My wee babe is a pretty decent sleeper. For the last several weeks, I've been getting at least one 4 hour stretch at night. Which is way more than I ever got with my older kids when they were teeny. However, when the other two were younger, life was slower. We didn't have to rush off to school in the morning. Sleeping late meant we were up in time for lunch. Now....now life is busier.
Life begins at 6:30. (which is cruel and wrong)
Last night, my dearly beloved was losing his wheels around 6:30 pm. We were chatting on the sofa, when he started to glaze over. His eyes closed. I stopped talking. He said, "I'm still listening."
Sure you are.
I let him doze, and got the big kids to bed.
One little big kid had a lot of trouble falling asleep. He found lots of things to worry about. "What if we have 50 kids, and we don't have room for all of them?" Followed by, "Can we pray about it?"
Certainly, "Dear God, thank You that You already know our future, and that You are in control. Thank You for always providing exactly what we need, when we need it. Help us not to worry."
Between the biggest big kid thinking about scary pumpkin faces, and the littlest big kid worrying about how all the beds would fit into our little house, it was after 9 pm before everyone was settled. Girl in her bed. Boy in my bed. Dad still on the couch. Baby in my arms.
By 10, baby had made his way into the bassinet, and I snuggled next to my sleeping boy in my bed. I left Daddy where he was...thinking that a 3 1/2 hour nap would make for a fitful night of sleep...and secretly thinking that if he were to get 12 hours of sleep, it would give me all sorts of leverage for the next few days. (mwahaahahahhahaa!!)
Morning came REALLY early today. Like 4 am. Do all these people hate me? I was able to sneak in an extra 20 minutes of rest after settling the baby, waking the husband and before getting my girl off to school.
It was on the way home from the drop off, that I decided it was a good time to run to the grocery store.
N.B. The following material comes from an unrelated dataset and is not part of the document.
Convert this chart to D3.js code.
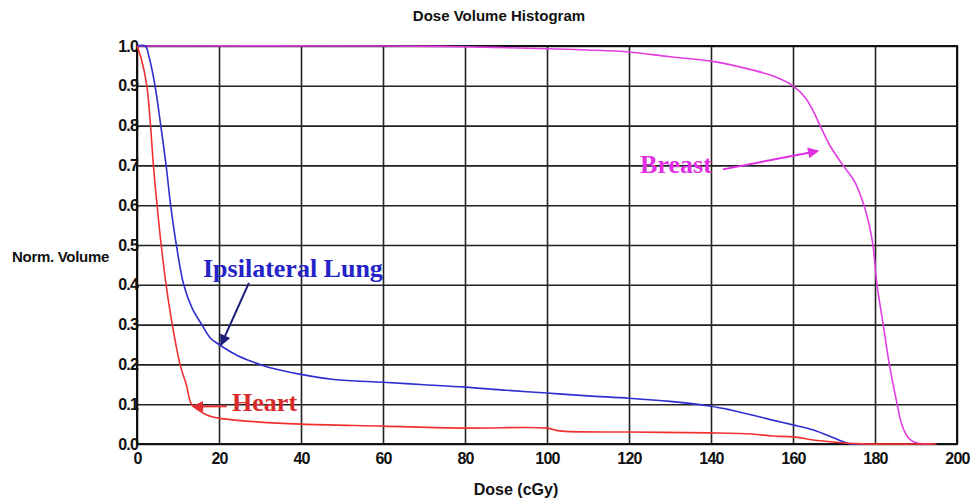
<!DOCTYPE html>
<html>
<head>
<meta charset="utf-8">
<script src="https://cdn.jsdelivr.net/npm/d3@7"></script>
<style>
  body { margin: 0; background: #fff; }
  svg text { font-family: "Liberation Sans", Arial, sans-serif; }
  .note { font-family: "Liberation Serif", "Times New Roman", serif; font-weight: bold; }
</style>
</head>
<body>
<div id="chart"></div>
<script>

// dose (cGy) / normalised volume
const breastDose = [0, 60, 80, 100, 110, 120, 130, 140, 150, 155, 160, 163, 165, 166.6, 169, 172.2, 175, 177.3, 178.6, 179.5, 180.5, 182, 183.5, 185.4, 186.5, 187.8, 189, 190.5, 194];
const breastVol  = [1, 1, 0.998, 0.993, 0.99, 0.985, 0.973, 0.962, 0.94, 0.925, 0.9, 0.87, 0.835, 0.8, 0.75, 0.7, 0.66, 0.6, 0.55, 0.5, 0.4, 0.3, 0.2, 0.1, 0.05, 0.02, 0.008, 0.002, 0];

const lungDose = [0, 2, 3, 4.4, 5.8, 7.1, 8.2, 9.6, 11.4, 13.5, 15.8, 18, 20, 24, 28, 32, 40, 48, 60, 70, 80, 90, 100, 110, 120, 130, 140, 145, 150, 155, 160, 165, 170, 173, 174, 178];
const lungVol  = [1, 1, 0.97, 0.9, 0.8, 0.7, 0.6, 0.5, 0.4, 0.34, 0.3, 0.265, 0.25, 0.225, 0.207, 0.193, 0.175, 0.162, 0.155, 0.149, 0.143, 0.135, 0.128, 0.121, 0.115, 0.107, 0.095, 0.085, 0.073, 0.06, 0.048, 0.035, 0.015, 0.003, 0, 0];

const heartDose = [0, 1, 2.4, 3.3, 4, 4.9, 5.9, 7.1, 8.6, 10.5, 12, 13.3, 15, 17, 20, 30, 40, 60, 80, 100, 103, 120, 140, 150, 155, 160, 165, 170, 175, 195];
const heartVol  = [1, 0.97, 0.9, 0.8, 0.7, 0.6, 0.5, 0.4, 0.3, 0.2, 0.15, 0.1, 0.085, 0.073, 0.065, 0.055, 0.05, 0.045, 0.04, 0.04, 0.033, 0.03, 0.028, 0.025, 0.02, 0.018, 0.01, 0.005, 0.001, 0];

const xTicks = [0, 20, 40, 60, 80, 100, 120, 140, 160, 180, 200];
const yTicks = [0, 0.1, 0.2, 0.3, 0.4, 0.5, 0.6, 0.7, 0.8, 0.9, 1.0];

// label text, anchor point and arrow (dose, volume)
const noteNames = ["Breast", "Ipsilateral Lung", "Heart"];
const noteAt    = [[122.7, 0.68], [16.1, 0.42], [23.2, 0.083]];
const arrowFrom = [[142.9, 0.69], [27.3, 0.405], [21.9, 0.095]];
const arrowTo   = [[166.1, 0.736], [20.5, 0.249], [13.7, 0.094]];

const width = 972, height = 499;
const margin = {top: 46, right: 15, bottom: 55, left: 137};
const w = width - margin.left - margin.right;
const h = height - margin.top - margin.bottom;

const svg = d3.select("#chart").append("svg")
    .attr("width", width)
    .attr("height", height);

const g = svg.append("g")
    .attr("transform", `translate(${margin.left},${margin.top})`);

const x = d3.scaleLinear().domain([0, 200]).range([0, w]);
const y = d3.scaleLinear().domain([0, 1]).range([h, 0]);

// grid
g.append("g")
    .attr("class", "grid")
    .call(d3.axisBottom(x).tickValues(xTicks).tickSize(h).tickFormat(""))
    .call(a => a.select(".domain").remove())
    .selectAll("line").attr("stroke", "#222").attr("stroke-width", 1.6);

g.append("g")
    .attr("class", "grid")
    .call(d3.axisLeft(y).tickValues(yTicks).tickSize(-w).tickFormat(""))
    .call(a => a.select(".domain").remove())
    .selectAll("line").attr("stroke", "#222").attr("stroke-width", 1.6);

g.append("rect")
    .attr("width", w)
    .attr("height", h)
    .attr("fill", "none")
    .attr("stroke", "#111")
    .attr("stroke-width", 2);

// tick labels
g.append("g")
    .attr("transform", `translate(0,${h})`)
    .call(d3.axisBottom(x).tickValues(xTicks).tickSize(0).tickPadding(9))
    .call(a => a.select(".domain").remove())
    .selectAll("text")
    .attr("font-size", 16)
    .attr("font-weight", "bold")
    .attr("letter-spacing", -0.8)
    .attr("fill", "#111");

g.append("g")
    .call(d3.axisLeft(y).tickValues(yTicks).tickSize(0).tickPadding(-1).tickFormat(d3.format(".1f")))
    .call(a => a.select(".domain").remove())
    .selectAll("text")
    .attr("font-size", 16)
    .attr("font-weight", "bold")
    .attr("letter-spacing", -0.8)
    .attr("fill", "#111");

// titles
svg.append("text")
    .attr("x", 499)
    .attr("y", 21)
    .attr("text-anchor", "middle")
    .attr("font-size", 15)
    .attr("font-weight", "bold")
    .attr("fill", "#111")
    .text("Dose Volume Histogram");

svg.append("text")
    .attr("x", 12)
    .attr("y", 262)
    .attr("font-size", 15)
    .attr("font-weight", "bold")
    .attr("letter-spacing", -0.3)
    .attr("fill", "#111")
    .text("Norm. Volume");

svg.append("text")
    .attr("x", 516)
    .attr("y", 495)
    .attr("text-anchor", "middle")
    .attr("font-size", 16)
    .attr("font-weight", "bold")
    .attr("fill", "#111")
    .text("Dose (cGy)");

// curves
const line = d3.line()
    .x(d => x(d[0]))
    .y(d => y(d[1]))
    .curve(d3.curveCatmullRom.alpha(0.5));

const series = [
    {name: "Breast", dose: breastDose, vol: breastVol, color: "#e23de2"},
    {name: "Lung", dose: lungDose, vol: lungVol, color: "#2f2fd0"},
    {name: "Heart", dose: heartDose, vol: heartVol, color: "#f03030"}
];

series.forEach(s => {
    g.append("path")
        .datum(d3.zip(s.dose, s.vol))
        .attr("fill", "none")
        .attr("stroke", s.color)
        .attr("stroke-width", 1.6)
        .attr("d", line);
});

// annotations
const noteColors  = ["#e22ee2", "#2323c8", "#d82a2a"];
const arrowColors = ["#e22ee2", "#1c1c78", "#e23030"];

const defs = svg.append("defs");
arrowColors.forEach((c, i) => {
    defs.append("marker")
        .attr("id", "head" + i)
        .attr("viewBox", "0 0 10 10")
        .attr("refX", 9)
        .attr("refY", 5)
        .attr("markerUnits", "userSpaceOnUse")
        .attr("markerWidth", 13)
        .attr("markerHeight", 11)
        .attr("orient", "auto")
        .append("path")
        .attr("d", "M0,0L10,5L0,10Z")
        .attr("fill", c);
});

noteNames.forEach((n, i) => {
    g.append("text")
        .attr("class", "note")
        .attr("x", x(noteAt[i][0]))
        .attr("y", y(noteAt[i][1]))
        .attr("font-size", 26)
        .attr("fill", noteColors[i])
        .text(n);

    g.append("line")
        .attr("x1", x(arrowFrom[i][0]))
        .attr("y1", y(arrowFrom[i][1]))
        .attr("x2", x(arrowTo[i][0]))
        .attr("y2", y(arrowTo[i][1]))
        .attr("stroke", arrowColors[i])
        .attr("stroke-width", 2)
        .attr("marker-end", `url(#head${i})`);
});

</script>
</body>
</html>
Which we did. And then we got home and I looked in the mirror.
It's too bad it wasn't October 31st.
I'm going to take a nap.
3 comments:
Wish I were next door to come and relieve you for a while ~ maybe you will get that nap in while littlist is sleeping and bigger is watching a movie? I'm praying the rest of the day is good and that EVERYONE gets a good night of sleep tonight = ] I will never believe you looked bad, it's impossible! 1437
You can do this. You can.
You are breathing life and love into the tiny spirits in your care.
Don't give up. Don't give in. And don't ever quit!
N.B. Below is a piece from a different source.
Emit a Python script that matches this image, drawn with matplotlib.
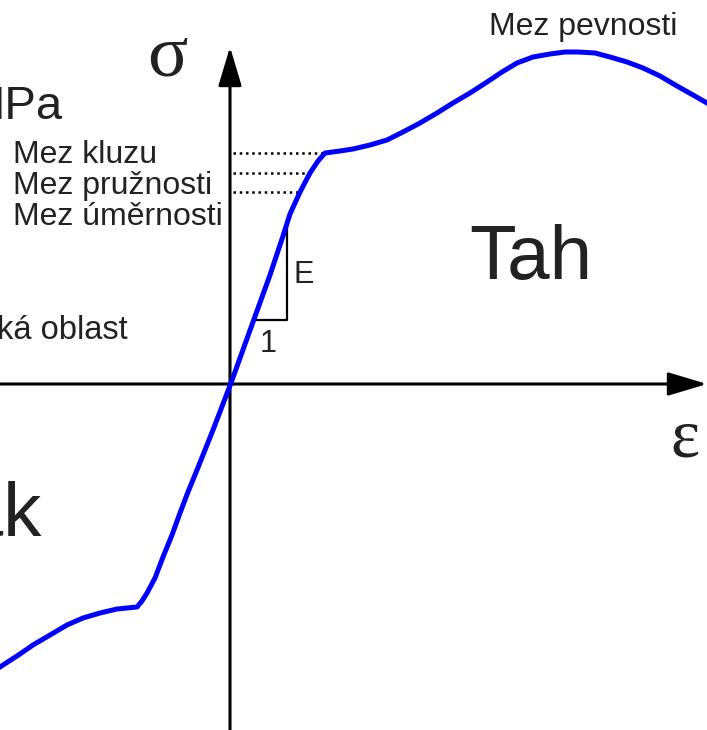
import numpy as np
import matplotlib
matplotlib.use('Agg')
import matplotlib.pyplot as plt

# Pracovni diagram: napeti sigma vs. pomerne prodlouzeni epsilon (libovolne jednotky)
eps = [-2.31, -2.14, -1.98, -1.81, -1.64, -1.48, -1.31, -1.14, -0.94,
       -0.89, -0.84, -0.76, -0.68, -0.59, -0.51, -0.43, -0.34, -0.18,
       0.0, 0.22, 0.39, 0.52, 0.59, 0.69, 0.79, 0.87, 0.94,
       1.09, 1.22, 1.39, 1.56, 1.72, 1.89, 2.06, 2.22, 2.39, 2.56, 2.71, 2.86,
       3.02, 3.19, 3.34, 3.47, 3.64, 3.79, 3.96, 4.12, 4.29, 4.46, 4.62, 4.76]
sig = [-2.84, -2.73, -2.62, -2.52, -2.42, -2.35, -2.30, -2.26, -2.24,
       -2.18, -2.10, -1.95, -1.74, -1.52, -1.30, -1.09, -0.87, -0.47,
       0.0, 0.61, 1.08, 1.47, 1.69, 1.91, 2.10, 2.22, 2.30,
       2.32, 2.34, 2.38, 2.43, 2.51, 2.60, 2.70, 2.80, 2.90, 3.01, 3.11, 3.20,
       3.26, 3.29, 3.31, 3.31, 3.30, 3.26, 3.21, 3.15, 3.07, 2.97, 2.88, 2.80]

# meze (napeti, deformace na krivce)
mez_nazvy = ['Mez kluzu', 'Mez pružnosti', 'Mez úměrnosti']
mez_sig = [2.30, 2.10, 1.91]
mez_eps = [0.94, 0.79, 0.69]

# trojuhelnik pro modul pruznosti E
troj_eps = [0.22, 0.56, 0.56]
troj_sig = [0.63, 0.63, 1.58]

plt.rcParams['font.family'] = ['Liberation Sans', 'DejaVu Sans']
txt = '#222222'

fig = plt.figure(figsize=(7.07, 7.30), dpi=100)
ax = fig.add_axes([0, 0, 1, 1])
ax.set_xlim(-2.31, 4.76)
ax.set_ylim(-3.47, 3.83)
ax.axis('off')

# osy se sipkami
arr = dict(arrowstyle='-|>,head_length=1.2,head_width=0.36', lw=2.2, color='k',
           mutation_scale=20, shrinkA=0, shrinkB=0)
ax.annotate('', xy=(4.76, -0.01), xytext=(-2.31, -0.01), arrowprops=arr)
ax.annotate('', xy=(-0.01, 3.36), xytext=(-0.01, -3.47), arrowprops=arr)

# teckovane cary k mezim
for s, e in zip(mez_sig, mez_eps):
    ax.plot([0.02, e], [s, s], color='k', lw=1.8, linestyle=(0, (1, 1.5)),
            dash_capstyle='butt')

ax.plot(troj_eps, troj_sig, color='k', lw=1.6)

# krivka
ax.plot(eps, sig, color='#0000ff', lw=3.6, solid_joinstyle='round', zorder=5)

# popisky
for i, nazev in enumerate(mez_nazvy):
    ax.text(-2.18, 2.20 - 0.31 * i, nazev, fontsize=23, color=txt, va='baseline')

ax.text(2.58, 3.48, 'Mez pevnosti', fontsize=23, color=txt, va='baseline')
ax.text(-1.69, 2.64, 'MPa', fontsize=34, color=txt, va='baseline', ha='right')
ax.text(-1.03, 0.44, 'Elastická oblast', fontsize=23.5, color=txt, va='baseline', ha='right')
ax.text(0.62, 1.00, 'E', fontsize=22, color=txt, va='baseline')
ax.text(0.37, 0.31, '1', fontsize=22, color=txt, va='baseline', ha='center')
ax.text(3.0, 1.23, 'Tah', fontsize=55, color=txt, ha='center', va='center')
ax.text(-1.89, -1.53, 'Tlak', fontsize=55, color=txt, ha='right', va='baseline')

ax.text(-0.64, 3.25, 'σ', fontsize=54, color=txt, family='Liberation Serif',
        ha='center', va='center')
ax.text(4.54, -0.57, 'ε', fontsize=50, color=txt, family='Liberation Serif',
        ha='center', va='center')

fig.savefig('out.png', dpi=100)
oh.. I love the worries about 50 children. I love his stories. Did you see how he climbed under the table today and kissed baby kate. it was so cute.
zachariah's been afraid of the "scary rack" the last few nights. No idea. Last night Ben had to pray the "scary rack" into the pits of hell in jesus name. He woke up "No scary rack!" And so we prayed to thank God for taking away the "scary" rack.
You know you can drop him off sometime and the boys can play trains and you can nap.